The Real Story Behind History's Deadliest Storm

The Real Story Behind History’s Deadliest Storm

France Lost Even More

If British losses at St. Lucia were severe, French losses across the storm’s path were catastrophic by any measure. Historians examining French colonial records estimate that France lost as many as 40 ships during the Great Hurricane, along with more than 3,000 soldiers and sailors. The French fleet had been operating throughout the Lesser Antilles, and the storm’s broad track meant that ships in multiple locations were caught simultaneously. Unlike the British at St. Lucia who at least had some harbor shelter — however inadequate — many French vessels were caught in open water with no protection at all. In open sea, a ship facing 200 mph winds had almost no chance. Rigging would fail, hulls would breach, and crews had minutes rather than hours to respond. The total destruction of so much French naval capacity in a single event had no precedent in the Caribbean theater of the war, and no equivalent in the wider history of Atlantic hurricanes.

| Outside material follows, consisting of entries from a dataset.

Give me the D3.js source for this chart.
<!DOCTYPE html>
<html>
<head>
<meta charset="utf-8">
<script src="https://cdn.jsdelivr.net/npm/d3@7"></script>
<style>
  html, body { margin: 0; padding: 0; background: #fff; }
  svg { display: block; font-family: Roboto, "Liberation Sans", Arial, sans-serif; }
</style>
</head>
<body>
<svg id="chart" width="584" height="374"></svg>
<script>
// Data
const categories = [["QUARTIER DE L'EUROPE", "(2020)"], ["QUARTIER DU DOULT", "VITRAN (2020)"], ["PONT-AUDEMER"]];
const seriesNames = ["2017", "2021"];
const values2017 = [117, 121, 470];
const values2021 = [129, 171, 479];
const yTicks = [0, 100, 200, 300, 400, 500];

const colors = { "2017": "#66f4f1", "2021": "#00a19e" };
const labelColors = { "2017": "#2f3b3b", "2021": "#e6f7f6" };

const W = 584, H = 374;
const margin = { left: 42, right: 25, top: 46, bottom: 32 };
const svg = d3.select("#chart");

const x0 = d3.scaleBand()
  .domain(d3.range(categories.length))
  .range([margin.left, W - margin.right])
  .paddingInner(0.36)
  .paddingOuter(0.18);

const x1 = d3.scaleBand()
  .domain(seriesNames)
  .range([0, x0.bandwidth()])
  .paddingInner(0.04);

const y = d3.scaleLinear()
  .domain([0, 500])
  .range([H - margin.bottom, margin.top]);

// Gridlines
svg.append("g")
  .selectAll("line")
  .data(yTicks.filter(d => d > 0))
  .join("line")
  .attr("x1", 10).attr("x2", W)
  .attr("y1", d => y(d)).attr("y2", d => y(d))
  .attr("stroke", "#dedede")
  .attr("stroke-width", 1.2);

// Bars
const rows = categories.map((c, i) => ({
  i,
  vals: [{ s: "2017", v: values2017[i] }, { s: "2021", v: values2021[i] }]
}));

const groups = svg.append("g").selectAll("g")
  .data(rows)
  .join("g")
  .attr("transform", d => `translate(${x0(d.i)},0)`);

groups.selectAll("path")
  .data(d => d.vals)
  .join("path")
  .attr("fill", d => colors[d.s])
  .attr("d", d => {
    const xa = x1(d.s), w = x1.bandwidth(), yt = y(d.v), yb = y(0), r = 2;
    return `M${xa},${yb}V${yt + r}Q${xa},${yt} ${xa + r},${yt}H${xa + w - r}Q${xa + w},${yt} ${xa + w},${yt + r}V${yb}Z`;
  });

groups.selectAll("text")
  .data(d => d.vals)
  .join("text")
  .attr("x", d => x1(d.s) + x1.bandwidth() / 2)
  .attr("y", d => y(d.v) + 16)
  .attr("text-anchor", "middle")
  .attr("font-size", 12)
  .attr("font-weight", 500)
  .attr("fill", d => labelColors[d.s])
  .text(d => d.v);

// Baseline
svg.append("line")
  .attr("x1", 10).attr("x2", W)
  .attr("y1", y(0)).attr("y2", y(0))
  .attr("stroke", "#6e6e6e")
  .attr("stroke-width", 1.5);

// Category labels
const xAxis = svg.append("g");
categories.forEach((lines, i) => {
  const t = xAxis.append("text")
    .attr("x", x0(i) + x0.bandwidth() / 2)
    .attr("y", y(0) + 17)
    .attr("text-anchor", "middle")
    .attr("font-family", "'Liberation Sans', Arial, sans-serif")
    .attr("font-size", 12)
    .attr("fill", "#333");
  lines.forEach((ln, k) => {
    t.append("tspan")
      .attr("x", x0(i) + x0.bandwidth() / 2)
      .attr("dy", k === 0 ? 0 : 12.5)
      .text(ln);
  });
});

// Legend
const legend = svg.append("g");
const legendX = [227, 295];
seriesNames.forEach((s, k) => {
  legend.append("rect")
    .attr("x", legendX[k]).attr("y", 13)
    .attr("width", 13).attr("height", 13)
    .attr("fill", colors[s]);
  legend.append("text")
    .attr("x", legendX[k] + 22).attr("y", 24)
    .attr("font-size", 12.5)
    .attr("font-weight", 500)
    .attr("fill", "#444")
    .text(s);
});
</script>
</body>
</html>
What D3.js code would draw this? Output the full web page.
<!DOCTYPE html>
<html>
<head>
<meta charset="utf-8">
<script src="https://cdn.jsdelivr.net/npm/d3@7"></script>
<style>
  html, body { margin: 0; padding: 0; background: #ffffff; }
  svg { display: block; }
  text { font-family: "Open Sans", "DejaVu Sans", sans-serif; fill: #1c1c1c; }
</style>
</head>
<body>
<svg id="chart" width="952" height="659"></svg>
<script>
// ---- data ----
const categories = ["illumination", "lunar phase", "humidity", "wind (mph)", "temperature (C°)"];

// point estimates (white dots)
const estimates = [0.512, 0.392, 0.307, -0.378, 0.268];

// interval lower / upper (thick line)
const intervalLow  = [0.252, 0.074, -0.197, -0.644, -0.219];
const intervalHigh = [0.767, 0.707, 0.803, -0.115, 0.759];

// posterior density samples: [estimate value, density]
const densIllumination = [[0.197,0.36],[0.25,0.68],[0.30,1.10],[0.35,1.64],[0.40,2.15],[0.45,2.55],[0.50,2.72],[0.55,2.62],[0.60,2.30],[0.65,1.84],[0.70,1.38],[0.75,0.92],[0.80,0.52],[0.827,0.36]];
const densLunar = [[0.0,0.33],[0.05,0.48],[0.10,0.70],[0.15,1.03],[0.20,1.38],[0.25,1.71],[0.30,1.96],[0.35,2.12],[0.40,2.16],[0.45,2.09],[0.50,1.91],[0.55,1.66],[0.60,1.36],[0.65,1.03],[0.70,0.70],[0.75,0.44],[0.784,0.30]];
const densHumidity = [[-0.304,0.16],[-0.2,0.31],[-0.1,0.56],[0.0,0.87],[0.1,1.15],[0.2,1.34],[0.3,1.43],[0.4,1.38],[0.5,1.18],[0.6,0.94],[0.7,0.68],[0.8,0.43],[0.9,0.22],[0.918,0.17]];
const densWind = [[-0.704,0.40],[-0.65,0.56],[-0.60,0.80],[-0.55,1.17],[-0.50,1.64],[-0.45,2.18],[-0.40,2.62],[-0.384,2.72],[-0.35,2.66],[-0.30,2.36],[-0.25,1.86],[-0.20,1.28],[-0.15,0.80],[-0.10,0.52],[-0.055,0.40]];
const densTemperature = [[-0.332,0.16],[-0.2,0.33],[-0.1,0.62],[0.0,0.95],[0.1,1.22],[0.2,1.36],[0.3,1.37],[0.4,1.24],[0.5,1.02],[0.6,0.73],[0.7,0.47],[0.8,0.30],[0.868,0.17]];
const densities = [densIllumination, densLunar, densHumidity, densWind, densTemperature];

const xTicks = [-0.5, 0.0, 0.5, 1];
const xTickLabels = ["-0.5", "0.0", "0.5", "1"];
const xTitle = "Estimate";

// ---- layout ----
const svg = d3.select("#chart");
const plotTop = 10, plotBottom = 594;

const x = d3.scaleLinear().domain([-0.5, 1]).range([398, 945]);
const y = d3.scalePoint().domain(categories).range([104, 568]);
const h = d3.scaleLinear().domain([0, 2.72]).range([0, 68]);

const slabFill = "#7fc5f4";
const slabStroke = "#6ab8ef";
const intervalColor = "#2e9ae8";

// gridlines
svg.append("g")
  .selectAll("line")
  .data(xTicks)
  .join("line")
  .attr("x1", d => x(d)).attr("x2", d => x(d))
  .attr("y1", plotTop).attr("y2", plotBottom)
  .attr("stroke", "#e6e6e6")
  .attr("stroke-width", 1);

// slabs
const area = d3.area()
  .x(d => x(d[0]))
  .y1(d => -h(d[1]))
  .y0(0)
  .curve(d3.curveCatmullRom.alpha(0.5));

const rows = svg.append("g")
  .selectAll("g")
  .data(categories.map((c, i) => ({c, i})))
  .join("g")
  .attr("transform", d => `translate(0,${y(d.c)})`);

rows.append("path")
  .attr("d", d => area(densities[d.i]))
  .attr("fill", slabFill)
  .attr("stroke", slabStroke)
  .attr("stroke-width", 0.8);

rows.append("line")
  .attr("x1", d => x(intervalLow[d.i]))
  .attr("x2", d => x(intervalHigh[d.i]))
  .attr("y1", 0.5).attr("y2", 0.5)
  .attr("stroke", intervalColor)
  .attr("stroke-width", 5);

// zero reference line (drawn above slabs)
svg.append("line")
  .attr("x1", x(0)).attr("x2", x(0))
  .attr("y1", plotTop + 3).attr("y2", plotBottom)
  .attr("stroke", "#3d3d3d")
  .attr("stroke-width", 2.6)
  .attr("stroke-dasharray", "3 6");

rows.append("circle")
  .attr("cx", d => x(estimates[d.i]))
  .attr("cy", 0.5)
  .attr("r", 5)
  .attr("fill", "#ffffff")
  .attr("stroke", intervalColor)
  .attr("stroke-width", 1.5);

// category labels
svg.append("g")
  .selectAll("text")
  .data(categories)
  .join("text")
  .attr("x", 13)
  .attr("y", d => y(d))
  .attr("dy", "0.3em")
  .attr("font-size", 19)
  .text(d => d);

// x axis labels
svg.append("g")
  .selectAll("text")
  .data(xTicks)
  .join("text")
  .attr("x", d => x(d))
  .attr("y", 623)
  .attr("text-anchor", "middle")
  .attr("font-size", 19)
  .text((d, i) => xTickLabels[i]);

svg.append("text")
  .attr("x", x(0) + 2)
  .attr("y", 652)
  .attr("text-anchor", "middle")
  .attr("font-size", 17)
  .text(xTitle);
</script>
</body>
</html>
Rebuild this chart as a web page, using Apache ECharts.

Martinique and the Storm Surge

Of all the islands in the hurricane’s path, Martinique suffered the most concentrated death toll. The island’s position made it particularly vulnerable to the storm’s approach angle, and what followed was not just wind damage but a massive storm surge — a wall of ocean water driven inland by the storm’s winds with almost no warning. Contemporary accounts describe waves sweeping entire settlements into the sea. Buildings, people, livestock, and anything not anchored to bedrock were carried away. Estimates based on colonial population records and survivor accounts suggest approximately 9,000 to 10,000 people died on Martinique alone. That figure, for a single island in a single storm, remains extraordinary even by modern standards. The French garrison was decimated, and the civilian population — already struggling under wartime shortages — was left with virtually no food supply, no shelter, and no functioning government to coordinate any kind of response.

Barbados and the Collapse of Everything

Barbados, the most easterly of the Caribbean islands, was among the first landmasses the storm hit at full strength. The island had little natural geographic shelter — no mountain ranges to break wind, no deep protected harbors to shield ships. British accounts record total destruction across the island’s infrastructure. Plantations were leveled, roads obliterated, and almost every timber structure — which was the majority of buildings — simply ceased to exist. The storm surge pushed seawater far inland, contaminating freshwater sources and drowning low-lying settlements. An estimated 4,000 people died on Barbados. In a society built almost entirely on plantation agriculture, the destruction of crops, storage facilities, and labor housing meant that even survivors faced immediate crises of food and shelter. The island’s economic output collapsed in the weeks following the storm, with ripple effects felt as far as British merchants in London who relied on Barbadian sugar revenues to service significant debts.

Jamaica and the Storm’s Outer Reach

Jamaica, the largest British-held island in the Caribbean, lay at the western edge of the storm’s track. By the time the hurricane reached Jamaica, it had traveled hundreds of miles and expended some of its most extreme energy on the smaller islands to the east. Even so, approximately 1,000 people died on Jamaica, and property damage was extensive. The island’s larger size and more varied terrain provided some protection — hills and mountains disrupted the most intense wind patterns — but the storm still overwhelmed the island’s built environment. Jamaica’s significance to British war operations meant its losses compounded the strategic damage already inflicted elsewhere. The combined impact across multiple islands meant that no single British commander had the resources to respond effectively to any of the others. The hurricane had effectively paralyzed British Caribbean operations across a thousand-mile arc in a matter of hours.